__Entries provided__

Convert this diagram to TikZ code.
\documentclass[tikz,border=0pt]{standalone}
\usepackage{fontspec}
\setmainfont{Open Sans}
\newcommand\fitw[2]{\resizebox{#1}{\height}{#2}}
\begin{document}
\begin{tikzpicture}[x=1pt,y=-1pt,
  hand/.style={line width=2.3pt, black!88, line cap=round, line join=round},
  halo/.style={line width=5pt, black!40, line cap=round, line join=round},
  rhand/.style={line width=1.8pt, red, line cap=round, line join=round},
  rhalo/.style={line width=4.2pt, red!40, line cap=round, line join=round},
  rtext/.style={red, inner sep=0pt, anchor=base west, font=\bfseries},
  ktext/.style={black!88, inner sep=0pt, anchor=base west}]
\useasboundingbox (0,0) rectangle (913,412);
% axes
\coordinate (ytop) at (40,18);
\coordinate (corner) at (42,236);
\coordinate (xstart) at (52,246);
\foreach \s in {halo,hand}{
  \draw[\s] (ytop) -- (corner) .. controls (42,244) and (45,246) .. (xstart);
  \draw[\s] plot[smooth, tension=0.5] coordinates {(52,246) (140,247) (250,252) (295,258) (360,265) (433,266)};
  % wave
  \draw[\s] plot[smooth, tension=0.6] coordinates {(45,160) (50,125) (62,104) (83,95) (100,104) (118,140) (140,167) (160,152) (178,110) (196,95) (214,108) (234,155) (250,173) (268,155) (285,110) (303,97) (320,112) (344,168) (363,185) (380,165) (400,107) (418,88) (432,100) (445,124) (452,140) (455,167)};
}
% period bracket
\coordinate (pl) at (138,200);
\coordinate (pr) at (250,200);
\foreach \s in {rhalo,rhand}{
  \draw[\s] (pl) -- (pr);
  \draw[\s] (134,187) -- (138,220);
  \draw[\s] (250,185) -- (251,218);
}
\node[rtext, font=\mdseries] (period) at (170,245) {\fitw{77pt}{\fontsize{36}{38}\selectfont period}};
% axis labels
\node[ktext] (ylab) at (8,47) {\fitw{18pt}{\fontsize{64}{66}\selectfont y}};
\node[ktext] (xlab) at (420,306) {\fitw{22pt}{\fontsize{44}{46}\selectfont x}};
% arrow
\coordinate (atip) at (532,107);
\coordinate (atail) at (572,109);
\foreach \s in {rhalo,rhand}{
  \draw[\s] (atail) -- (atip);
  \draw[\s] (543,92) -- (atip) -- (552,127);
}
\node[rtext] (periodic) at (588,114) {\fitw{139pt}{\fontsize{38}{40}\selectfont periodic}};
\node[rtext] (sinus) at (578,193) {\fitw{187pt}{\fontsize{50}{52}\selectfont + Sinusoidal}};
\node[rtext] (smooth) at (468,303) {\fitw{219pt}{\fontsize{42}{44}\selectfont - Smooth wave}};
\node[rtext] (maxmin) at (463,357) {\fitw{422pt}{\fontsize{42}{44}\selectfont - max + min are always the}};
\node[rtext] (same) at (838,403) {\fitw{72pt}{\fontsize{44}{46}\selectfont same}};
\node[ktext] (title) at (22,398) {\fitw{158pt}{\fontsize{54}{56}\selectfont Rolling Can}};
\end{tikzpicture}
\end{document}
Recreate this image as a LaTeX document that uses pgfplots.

__Short exercise__
Reproduce the records in full, exactly as written.

__Task solution__
Convert this diagram to TikZ code.
\documentclass[tikz,border=0pt]{standalone}
\usepackage{fontspec}
\setmainfont{Open Sans}
\newcommand\fitw[2]{\resizebox{#1}{\height}{#2}}
\begin{document}
\begin{tikzpicture}[x=1pt,y=-1pt,
  hand/.style={line width=2.3pt, black!88, line cap=round, line join=round},
  halo/.style={line width=5pt, black!40, line cap=round, line join=round},
  rhand/.style={line width=1.8pt, red, line cap=round, line join=round},
  rhalo/.style={line width=4.2pt, red!40, line cap=round, line join=round},
  rtext/.style={red, inner sep=0pt, anchor=base west, font=\bfseries},
  ktext/.style={black!88, inner sep=0pt, anchor=base west}]
\useasboundingbox (0,0) rectangle (913,412);
% axes
\coordinate (ytop) at (40,18);
\coordinate (corner) at (42,236);
\coordinate (xstart) at (52,246);
\foreach \s in {halo,hand}{
  \draw[\s] (ytop) -- (corner) .. controls (42,244) and (45,246) .. (xstart);
  \draw[\s] plot[smooth, tension=0.5] coordinates {(52,246) (140,247) (250,252) (295,258) (360,265) (433,266)};
  % wave
  \draw[\s] plot[smooth, tension=0.6] coordinates {(45,160) (50,125) (62,104) (83,95) (100,104) (118,140) (140,167) (160,152) (178,110) (196,95) (214,108) (234,155) (250,173) (268,155) (285,110) (303,97) (320,112) (344,168) (363,185) (380,165) (400,107) (418,88) (432,100) (445,124) (452,140) (455,167)};
}
% period bracket
\coordinate (pl) at (138,200);
\coordinate (pr) at (250,200);
\foreach \s in {rhalo,rhand}{
  \draw[\s] (pl) -- (pr);
  \draw[\s] (134,187) -- (138,220);
  \draw[\s] (250,185) -- (251,218);
}
\node[rtext, font=\mdseries] (period) at (170,245) {\fitw{77pt}{\fontsize{36}{38}\selectfont period}};
% axis labels
\node[ktext] (ylab) at (8,47) {\fitw{18pt}{\fontsize{64}{66}\selectfont y}};
\node[ktext] (xlab) at (420,306) {\fitw{22pt}{\fontsize{44}{46}\selectfont x}};
% arrow
\coordinate (atip) at (532,107);
\coordinate (atail) at (572,109);
\foreach \s in {rhalo,rhand}{
  \draw[\s] (atail) -- (atip);
  \draw[\s] (543,92) -- (atip) -- (552,127);
}
\node[rtext] (periodic) at (588,114) {\fitw{139pt}{\fontsize{38}{40}\selectfont periodic}};
\node[rtext] (sinus) at (578,193) {\fitw{187pt}{\fontsize{50}{52}\selectfont + Sinusoidal}};
\node[rtext] (smooth) at (468,303) {\fitw{219pt}{\fontsize{42}{44}\selectfont - Smooth wave}};
\node[rtext] (maxmin) at (463,357) {\fitw{422pt}{\fontsize{42}{44}\selectfont - max + min are always the}};
\node[rtext] (same) at (838,403) {\fitw{72pt}{\fontsize{44}{46}\selectfont same}};
\node[ktext] (title) at (22,398) {\fitw{158pt}{\fontsize{54}{56}\selectfont Rolling Can}};
\end{tikzpicture}
\end{document}
Recreate this image as a LaTeX document that uses pgfplots.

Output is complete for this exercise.